I don't know if I was labeled as a kid, or what my label would have been. I was smart, well-behaved, and was able to get along with everyone since I had a wide range of interests and was quite a chameleon in social situations. I wasn't in any one "group" all the time, if I wanted or needed to talk to someone I would without any problems. Honestly, I just hated being rude, so even if I didn't like someone for whatever reason I'd just try to muddle through any situation without putting my foot in my mouth or otherwise being a dick. I always wondered if there was something wrong with me that made me so sensitive to that kind of thing and made it so difficult for me to find my "place." 

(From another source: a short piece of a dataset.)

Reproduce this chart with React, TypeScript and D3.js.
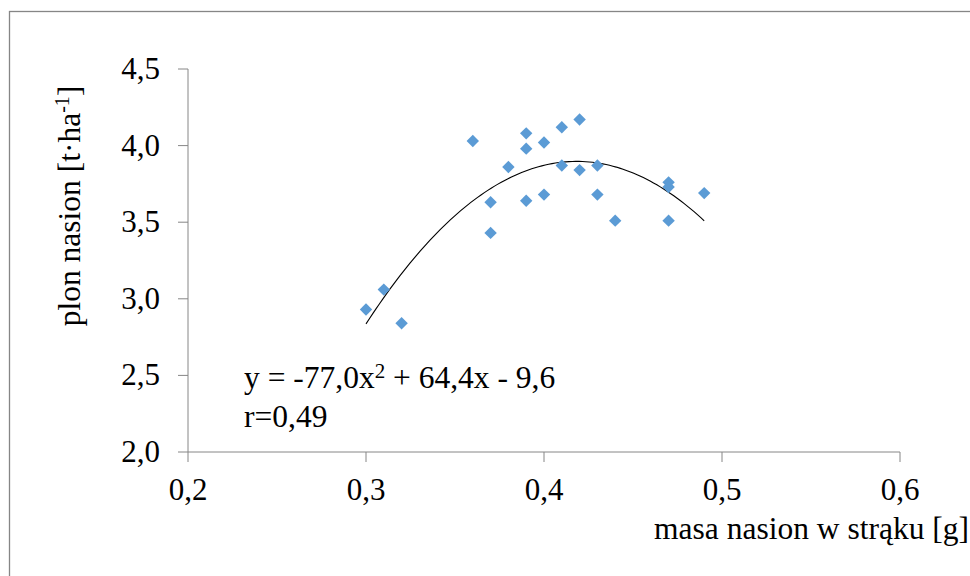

In any case, I wasn't un-popular, but I worked hard to make sure I wasn't going to be made fun of. There was a sweet, scrawny guy who happened to have to squint despite his ridiculously thick glasses, and whose pants were always a little too short, and who was always tripping over his untied shoelaces, and I stopped crushing on his adorable face because I was made fun of. He was also a little dumb, but I had been willing to overlook that, until another friend found out that I liked him and teased me endlessly about it. That friend still, in fact, teases me about it whenever we talk, but at least now I will admit proudly that I adored that mess of a kid when I was a kid. The one I'm really ashamed of though was one of my best friends who lived right down the road from me, who I dropped because it wasn't cool to be hanging out with someone a grade below you. After we moved, I called her and apologized to her for being so shitty towards her there at the end, and  she was gracious enough to forgive me, but still. There were plenty of kids that were labeled negatively. I had no problems interacting with any of them, and my heart would break for them when I'd hear them being talked about by the more popular kids, but I never had the stones to defend them out of fear of the barbs being directed towards me instead. I wish I could change that, now, because I knew even then that most of their battle was the label they'd been stuck with, and a label isn't a whole person.

My first turning point was in about 8th grade. I'd been friends with this one guy forever--our parents worked together--but he'd become more popular and started to get more fun out of teasing and torturing me than being a friend. Standing in the lunch line one day, I was happy because we were actually having a normal conversation, just chit-chatting to kill time, minus the meanness. I actually thought things were maybe changing from me walking on eggshells around him to me being able to be friends with him again, when suddenly he stopped talking, looked me dead in the eyes, and said, "You know, you're so cool. If you just changed up your hair and clothes a little you could be cool like us."  I was floored. People aren't supposed to actually say that out loud, are they? But he did. I'm sure he was just trying to throw me a bone since we had been good friends for a long time. He was trying to *help.* And although I appreciated it, and his honesty, I was suddenly okay with my in-between place. I picked my metaphorical jaw off the floor and very eloquently said, "Nah. I'm good." I'd think that would've pretty much stopped that conversation, but everything after that is kinda fuzzy.

Once we moved and I started high school I went through a few more transformations before landing in my comfortable self. I was all over the place for a while, still trying to fit into what others wanted me to be. So still, no label that stuck. And it definitely helped that my high school was *tiny.* There was not a lot of  grouping off in my class, as in groups that excluded others, but there were a couple of people that were pretty much anti-the-rest-of-the-class. With under 30 people in our graduating class, it was kind of noticeable. I was the wise-cracking smart-ass who usually wore a band tee-shirt (usually black) with jeans, wore converse sneakers, had an eyebrow ring. But still, with no "groups," there weren't really "labels." And I'm happy to say the people I was closest to at graduation are the people I'm still close to today, even though we may not have anything in common but our friendships and our abilities to always have a blast together.

I'm a more complete person now than I was then. I'm comfortable with my love of jeans/band tees and with my love of cute dresses and skirts, with sneakers and flats, with goofy slapstick comedy and snarky political humor, with heavy metal and Katy Perry, with retail or factory work, with blockbuster movies and indie films, with being a homebody and loving to travel looooong distances with friends or family, with hating cleaning and loving to watch shows about it on HGTV, with being extremely compassionate at times and cold and unyielding at other times.

Labels are easy to use for those we think we're never going to interact with, or when you're sitting in a restaurant or otherwise out in public trying to have some fun observing the masses. We all do it, and that's okay. But once you actually spend time around someone, and you definitely should before forming an opinion about them, you should be able to see them as the individual they are rather than the label you originally applied to them. People sometimes live down to their labels, often suppressing those other wonderful aspects of themselves that don't fit within that label. Because everyone has those conflicting things about themselves that they love, and how the hell are you supposed to stick just one label on that?

I don't have children yet, but I sincerely hope that when/if I do I will be able to pass that lesson on. I'm guilty of labeling at times, but I try not to let a preconceived label keep me from getting to know someone better in order to replace that label with their name. As in, "That's So-And-So. She's awesome." Or hell, maybe she's not. But I'll give her quite a few chances to show me.